**THE REQUEST:** Starting at the first line of the data, please print exactly those lines through the one that holds "return (B - y) / H", omitting every picture.

**RECORDS SUPPLIED:**
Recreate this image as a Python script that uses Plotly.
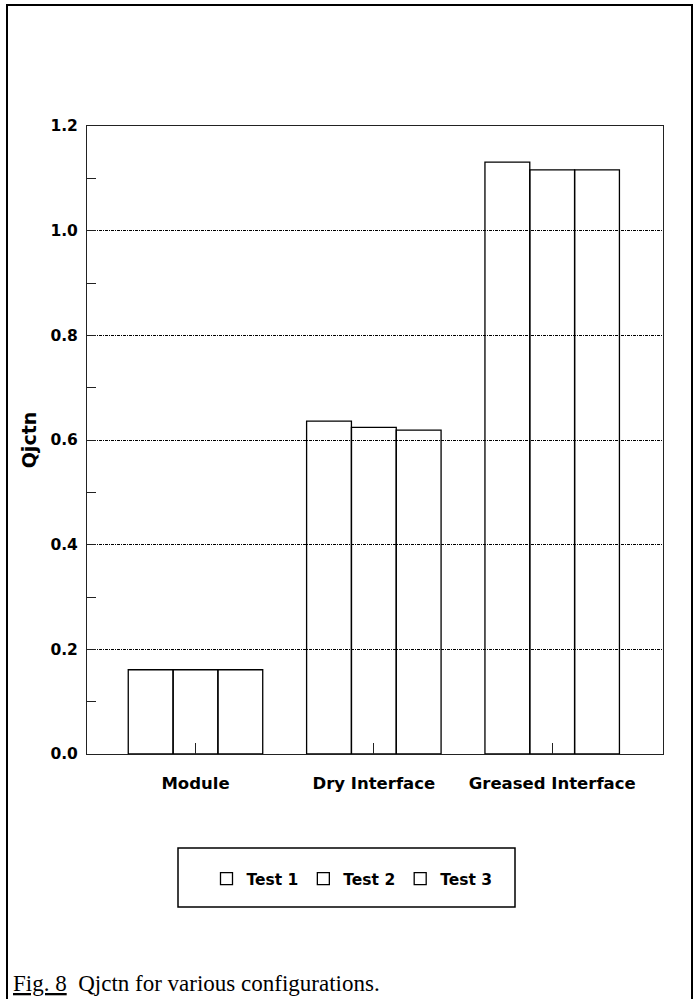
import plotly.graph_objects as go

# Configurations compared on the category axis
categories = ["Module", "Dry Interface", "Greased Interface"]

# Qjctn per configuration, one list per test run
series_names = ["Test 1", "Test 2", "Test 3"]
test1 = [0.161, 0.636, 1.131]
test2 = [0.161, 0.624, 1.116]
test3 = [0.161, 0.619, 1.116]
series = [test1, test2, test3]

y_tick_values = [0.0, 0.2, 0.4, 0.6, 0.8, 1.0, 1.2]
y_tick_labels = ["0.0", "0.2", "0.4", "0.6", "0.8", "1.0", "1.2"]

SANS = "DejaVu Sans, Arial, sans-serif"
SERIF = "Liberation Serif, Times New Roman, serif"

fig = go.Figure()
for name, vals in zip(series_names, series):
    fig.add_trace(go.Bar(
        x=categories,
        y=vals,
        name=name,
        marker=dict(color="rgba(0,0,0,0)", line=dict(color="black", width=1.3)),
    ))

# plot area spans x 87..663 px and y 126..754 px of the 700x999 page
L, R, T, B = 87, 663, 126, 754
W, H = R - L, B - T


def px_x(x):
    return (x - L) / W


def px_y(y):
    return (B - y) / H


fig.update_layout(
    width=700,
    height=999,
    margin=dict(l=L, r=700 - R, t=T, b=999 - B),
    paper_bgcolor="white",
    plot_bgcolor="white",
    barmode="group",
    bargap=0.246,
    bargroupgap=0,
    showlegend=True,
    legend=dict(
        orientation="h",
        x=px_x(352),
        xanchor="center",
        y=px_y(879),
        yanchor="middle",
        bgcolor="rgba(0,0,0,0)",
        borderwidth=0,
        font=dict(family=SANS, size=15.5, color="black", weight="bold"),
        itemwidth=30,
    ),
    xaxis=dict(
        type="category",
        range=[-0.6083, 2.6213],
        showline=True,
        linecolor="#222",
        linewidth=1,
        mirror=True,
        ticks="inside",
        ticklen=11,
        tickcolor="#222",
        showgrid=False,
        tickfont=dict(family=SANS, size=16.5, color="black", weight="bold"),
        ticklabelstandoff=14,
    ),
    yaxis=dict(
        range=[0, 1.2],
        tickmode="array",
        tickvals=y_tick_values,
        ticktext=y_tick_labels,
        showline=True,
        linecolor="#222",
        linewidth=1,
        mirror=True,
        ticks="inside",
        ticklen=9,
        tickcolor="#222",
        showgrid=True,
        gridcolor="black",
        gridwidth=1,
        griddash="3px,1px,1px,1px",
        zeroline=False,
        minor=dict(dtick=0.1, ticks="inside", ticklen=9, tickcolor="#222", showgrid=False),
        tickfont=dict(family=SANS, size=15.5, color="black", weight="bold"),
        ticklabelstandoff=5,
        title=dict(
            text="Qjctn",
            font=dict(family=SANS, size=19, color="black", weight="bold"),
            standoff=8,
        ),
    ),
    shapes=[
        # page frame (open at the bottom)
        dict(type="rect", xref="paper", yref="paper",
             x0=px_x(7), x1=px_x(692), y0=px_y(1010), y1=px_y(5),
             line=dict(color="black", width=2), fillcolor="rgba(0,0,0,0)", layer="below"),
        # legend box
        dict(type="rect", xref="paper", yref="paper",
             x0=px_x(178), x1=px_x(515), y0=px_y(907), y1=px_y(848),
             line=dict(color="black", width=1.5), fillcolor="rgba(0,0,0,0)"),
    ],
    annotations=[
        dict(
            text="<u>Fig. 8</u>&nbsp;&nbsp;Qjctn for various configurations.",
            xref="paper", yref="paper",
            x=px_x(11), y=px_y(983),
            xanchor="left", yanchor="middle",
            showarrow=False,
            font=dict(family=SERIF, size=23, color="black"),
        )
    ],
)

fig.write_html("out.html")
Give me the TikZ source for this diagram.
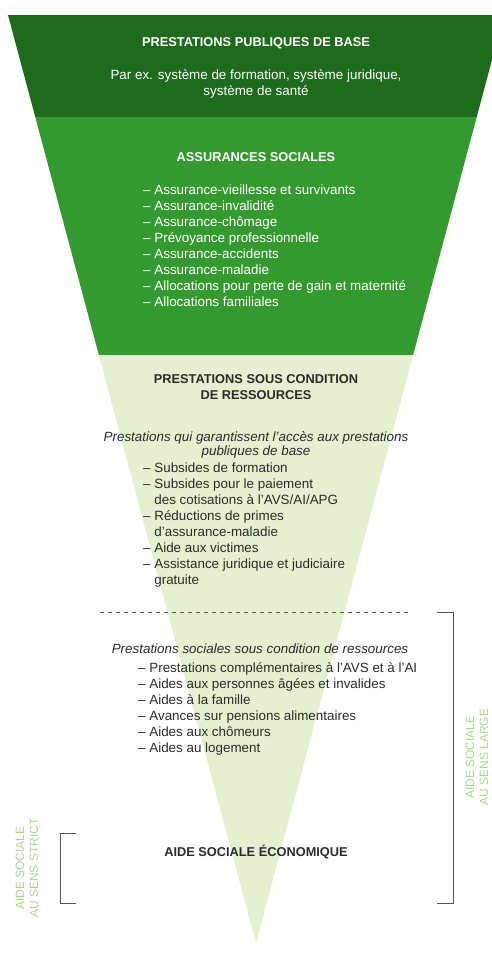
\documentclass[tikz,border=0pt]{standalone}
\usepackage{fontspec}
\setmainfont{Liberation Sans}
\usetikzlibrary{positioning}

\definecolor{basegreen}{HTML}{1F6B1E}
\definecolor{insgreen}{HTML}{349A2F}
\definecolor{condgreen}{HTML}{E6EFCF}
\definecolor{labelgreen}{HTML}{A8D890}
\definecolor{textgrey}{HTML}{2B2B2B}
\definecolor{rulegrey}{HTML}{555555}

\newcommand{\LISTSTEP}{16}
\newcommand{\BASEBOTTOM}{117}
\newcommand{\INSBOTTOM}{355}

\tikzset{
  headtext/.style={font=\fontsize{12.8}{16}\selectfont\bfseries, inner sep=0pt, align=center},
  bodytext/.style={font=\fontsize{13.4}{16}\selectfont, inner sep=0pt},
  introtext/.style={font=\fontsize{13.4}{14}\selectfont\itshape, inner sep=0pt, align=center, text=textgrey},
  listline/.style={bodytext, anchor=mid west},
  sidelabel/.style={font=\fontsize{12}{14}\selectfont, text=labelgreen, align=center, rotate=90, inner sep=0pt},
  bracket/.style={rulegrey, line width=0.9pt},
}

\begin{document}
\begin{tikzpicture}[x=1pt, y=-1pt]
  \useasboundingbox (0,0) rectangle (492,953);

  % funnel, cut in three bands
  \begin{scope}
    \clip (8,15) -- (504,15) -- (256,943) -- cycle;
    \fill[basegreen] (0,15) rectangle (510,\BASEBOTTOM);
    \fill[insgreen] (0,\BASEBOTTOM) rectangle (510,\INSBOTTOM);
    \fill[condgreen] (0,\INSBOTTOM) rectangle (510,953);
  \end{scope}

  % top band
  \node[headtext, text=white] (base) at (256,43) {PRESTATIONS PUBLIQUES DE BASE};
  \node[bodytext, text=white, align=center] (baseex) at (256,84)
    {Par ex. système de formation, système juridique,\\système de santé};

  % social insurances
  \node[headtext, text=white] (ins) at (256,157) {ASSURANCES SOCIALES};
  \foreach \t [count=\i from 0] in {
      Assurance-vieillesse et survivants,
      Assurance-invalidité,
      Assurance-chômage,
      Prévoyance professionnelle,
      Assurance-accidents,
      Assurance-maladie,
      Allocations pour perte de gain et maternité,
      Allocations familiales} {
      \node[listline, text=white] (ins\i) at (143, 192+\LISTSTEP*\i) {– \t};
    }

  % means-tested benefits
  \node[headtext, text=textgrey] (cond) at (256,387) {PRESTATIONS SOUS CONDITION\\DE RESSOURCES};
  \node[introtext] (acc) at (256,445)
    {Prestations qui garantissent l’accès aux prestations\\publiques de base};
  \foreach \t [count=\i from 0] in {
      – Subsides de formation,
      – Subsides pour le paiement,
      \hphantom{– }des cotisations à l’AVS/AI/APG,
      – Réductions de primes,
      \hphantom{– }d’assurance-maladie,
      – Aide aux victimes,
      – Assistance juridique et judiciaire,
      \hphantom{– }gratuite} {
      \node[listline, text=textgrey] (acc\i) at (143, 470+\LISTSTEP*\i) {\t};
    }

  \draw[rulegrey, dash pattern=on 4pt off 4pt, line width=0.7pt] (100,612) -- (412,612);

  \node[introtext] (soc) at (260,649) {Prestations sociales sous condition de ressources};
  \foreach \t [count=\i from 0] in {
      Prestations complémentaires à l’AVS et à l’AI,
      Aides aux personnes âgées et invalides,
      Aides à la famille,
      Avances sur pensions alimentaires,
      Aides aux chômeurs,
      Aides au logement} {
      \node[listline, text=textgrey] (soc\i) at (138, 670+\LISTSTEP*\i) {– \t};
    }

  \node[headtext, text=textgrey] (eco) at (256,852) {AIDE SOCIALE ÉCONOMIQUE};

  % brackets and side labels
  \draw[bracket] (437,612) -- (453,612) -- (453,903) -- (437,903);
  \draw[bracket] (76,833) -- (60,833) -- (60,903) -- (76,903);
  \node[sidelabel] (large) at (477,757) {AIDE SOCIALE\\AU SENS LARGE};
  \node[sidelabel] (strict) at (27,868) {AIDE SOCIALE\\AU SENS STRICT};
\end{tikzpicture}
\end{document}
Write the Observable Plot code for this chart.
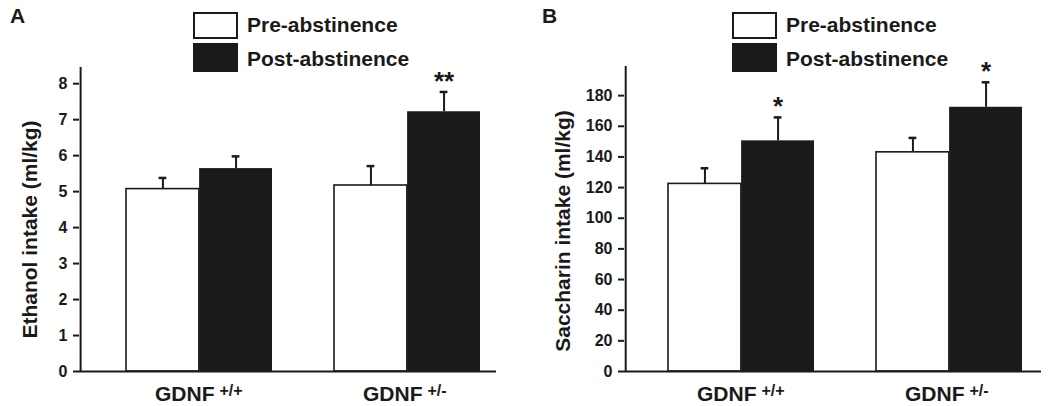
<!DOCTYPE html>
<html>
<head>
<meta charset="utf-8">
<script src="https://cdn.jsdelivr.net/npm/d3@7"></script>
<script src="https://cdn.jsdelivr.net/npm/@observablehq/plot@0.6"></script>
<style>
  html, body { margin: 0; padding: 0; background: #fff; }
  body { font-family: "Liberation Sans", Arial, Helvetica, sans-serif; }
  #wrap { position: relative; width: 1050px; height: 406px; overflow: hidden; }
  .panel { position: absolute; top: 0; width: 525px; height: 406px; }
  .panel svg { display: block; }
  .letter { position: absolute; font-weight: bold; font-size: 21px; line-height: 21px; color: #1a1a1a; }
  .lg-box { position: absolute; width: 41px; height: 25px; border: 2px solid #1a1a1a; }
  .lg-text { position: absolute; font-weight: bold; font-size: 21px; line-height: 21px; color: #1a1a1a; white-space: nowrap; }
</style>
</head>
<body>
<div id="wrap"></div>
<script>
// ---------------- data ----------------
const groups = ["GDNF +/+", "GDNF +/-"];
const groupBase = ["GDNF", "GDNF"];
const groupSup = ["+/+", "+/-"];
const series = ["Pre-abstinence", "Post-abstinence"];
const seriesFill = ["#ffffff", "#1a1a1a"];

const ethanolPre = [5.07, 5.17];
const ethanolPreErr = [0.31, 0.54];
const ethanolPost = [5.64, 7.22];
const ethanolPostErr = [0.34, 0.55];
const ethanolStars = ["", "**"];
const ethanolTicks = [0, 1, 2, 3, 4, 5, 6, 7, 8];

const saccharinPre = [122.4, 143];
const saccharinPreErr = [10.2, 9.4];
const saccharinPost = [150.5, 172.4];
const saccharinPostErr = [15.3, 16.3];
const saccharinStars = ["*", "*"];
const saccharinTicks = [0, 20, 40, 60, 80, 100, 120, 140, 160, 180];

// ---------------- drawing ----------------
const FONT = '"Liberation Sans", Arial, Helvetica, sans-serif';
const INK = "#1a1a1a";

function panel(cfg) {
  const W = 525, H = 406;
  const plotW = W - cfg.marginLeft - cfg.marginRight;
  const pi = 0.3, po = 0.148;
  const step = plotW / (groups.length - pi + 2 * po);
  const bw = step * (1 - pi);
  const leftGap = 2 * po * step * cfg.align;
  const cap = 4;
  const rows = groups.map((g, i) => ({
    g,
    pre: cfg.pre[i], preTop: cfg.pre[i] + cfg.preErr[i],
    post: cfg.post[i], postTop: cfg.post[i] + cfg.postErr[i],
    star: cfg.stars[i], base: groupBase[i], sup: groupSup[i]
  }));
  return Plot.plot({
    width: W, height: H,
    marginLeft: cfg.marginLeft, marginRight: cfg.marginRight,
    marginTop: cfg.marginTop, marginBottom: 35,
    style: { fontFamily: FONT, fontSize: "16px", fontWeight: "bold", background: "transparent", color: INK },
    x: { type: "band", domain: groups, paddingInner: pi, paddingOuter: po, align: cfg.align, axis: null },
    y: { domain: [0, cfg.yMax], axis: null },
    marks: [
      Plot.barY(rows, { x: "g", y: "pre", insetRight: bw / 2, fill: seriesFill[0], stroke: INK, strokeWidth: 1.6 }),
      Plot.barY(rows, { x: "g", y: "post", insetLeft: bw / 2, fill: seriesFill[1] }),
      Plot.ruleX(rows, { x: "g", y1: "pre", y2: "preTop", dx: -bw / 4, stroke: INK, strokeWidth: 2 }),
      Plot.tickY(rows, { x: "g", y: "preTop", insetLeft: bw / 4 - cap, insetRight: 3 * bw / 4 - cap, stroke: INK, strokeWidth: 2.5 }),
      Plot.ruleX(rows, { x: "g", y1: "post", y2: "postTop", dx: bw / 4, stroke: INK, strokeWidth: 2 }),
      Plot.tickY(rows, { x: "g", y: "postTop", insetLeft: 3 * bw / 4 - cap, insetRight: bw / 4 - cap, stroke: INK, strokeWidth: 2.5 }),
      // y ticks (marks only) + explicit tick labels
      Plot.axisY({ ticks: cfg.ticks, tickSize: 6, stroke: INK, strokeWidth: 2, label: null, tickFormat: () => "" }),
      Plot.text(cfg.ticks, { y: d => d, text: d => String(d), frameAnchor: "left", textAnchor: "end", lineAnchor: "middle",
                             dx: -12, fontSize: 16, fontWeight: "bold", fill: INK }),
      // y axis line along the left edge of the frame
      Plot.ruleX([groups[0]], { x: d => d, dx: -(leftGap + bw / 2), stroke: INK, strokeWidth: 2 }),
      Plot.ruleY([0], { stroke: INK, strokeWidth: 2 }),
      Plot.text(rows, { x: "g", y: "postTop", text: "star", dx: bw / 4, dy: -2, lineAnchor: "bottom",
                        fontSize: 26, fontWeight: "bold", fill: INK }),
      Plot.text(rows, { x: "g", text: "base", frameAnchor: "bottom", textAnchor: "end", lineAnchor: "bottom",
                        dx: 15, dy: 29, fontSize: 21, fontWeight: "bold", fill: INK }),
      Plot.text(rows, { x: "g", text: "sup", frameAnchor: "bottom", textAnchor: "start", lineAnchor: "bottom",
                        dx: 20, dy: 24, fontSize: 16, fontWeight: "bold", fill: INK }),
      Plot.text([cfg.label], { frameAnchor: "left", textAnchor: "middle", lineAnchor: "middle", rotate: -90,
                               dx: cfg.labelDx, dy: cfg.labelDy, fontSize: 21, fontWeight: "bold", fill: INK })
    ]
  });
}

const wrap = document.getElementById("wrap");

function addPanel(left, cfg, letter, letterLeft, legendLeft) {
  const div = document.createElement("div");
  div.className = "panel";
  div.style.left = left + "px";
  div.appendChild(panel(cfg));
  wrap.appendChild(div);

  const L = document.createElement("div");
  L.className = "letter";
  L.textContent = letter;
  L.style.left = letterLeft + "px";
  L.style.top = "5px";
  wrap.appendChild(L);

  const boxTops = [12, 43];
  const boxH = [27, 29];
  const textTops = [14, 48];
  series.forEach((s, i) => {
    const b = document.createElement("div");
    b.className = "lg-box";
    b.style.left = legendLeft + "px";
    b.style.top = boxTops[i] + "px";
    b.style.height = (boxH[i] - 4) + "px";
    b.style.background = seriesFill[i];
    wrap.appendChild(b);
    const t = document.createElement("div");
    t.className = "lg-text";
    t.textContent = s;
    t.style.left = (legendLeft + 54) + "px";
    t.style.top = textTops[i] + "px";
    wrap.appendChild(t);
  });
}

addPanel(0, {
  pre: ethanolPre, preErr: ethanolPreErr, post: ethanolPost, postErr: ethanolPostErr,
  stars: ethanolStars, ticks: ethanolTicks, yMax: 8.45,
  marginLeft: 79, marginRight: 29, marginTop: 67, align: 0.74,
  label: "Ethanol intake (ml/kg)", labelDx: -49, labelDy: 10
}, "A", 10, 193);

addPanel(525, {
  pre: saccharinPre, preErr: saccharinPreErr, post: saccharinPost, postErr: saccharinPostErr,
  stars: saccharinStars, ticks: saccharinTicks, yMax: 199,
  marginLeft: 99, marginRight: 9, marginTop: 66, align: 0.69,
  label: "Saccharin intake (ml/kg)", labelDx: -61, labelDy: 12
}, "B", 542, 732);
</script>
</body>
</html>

**FINAL ANSWER:**
Recreate this image as a Python script that uses Plotly.
import plotly.graph_objects as go

# Configurations compared on the category axis
categories = ["Module", "Dry Interface", "Greased Interface"]

# Qjctn per configuration, one list per test run
series_names = ["Test 1", "Test 2", "Test 3"]
test1 = [0.161, 0.636, 1.131]
test2 = [0.161, 0.624, 1.116]
test3 = [0.161, 0.619, 1.116]
series = [test1, test2, test3]

y_tick_values = [0.0, 0.2, 0.4, 0.6, 0.8, 1.0, 1.2]
y_tick_labels = ["0.0", "0.2", "0.4", "0.6", "0.8", "1.0", "1.2"]

SANS = "DejaVu Sans, Arial, sans-serif"
SERIF = "Liberation Serif, Times New Roman, serif"

fig = go.Figure()
for name, vals in zip(series_names, series):
    fig.add_trace(go.Bar(
        x=categories,
        y=vals,
        name=name,
        marker=dict(color="rgba(0,0,0,0)", line=dict(color="black", width=1.3)),
    ))

# plot area spans x 87..663 px and y 126..754 px of the 700x999 page
L, R, T, B = 87, 663, 126, 754
W, H = R - L, B - T


def px_x(x):
    return (x - L) / W


def px_y(y):
    return (B - y) / H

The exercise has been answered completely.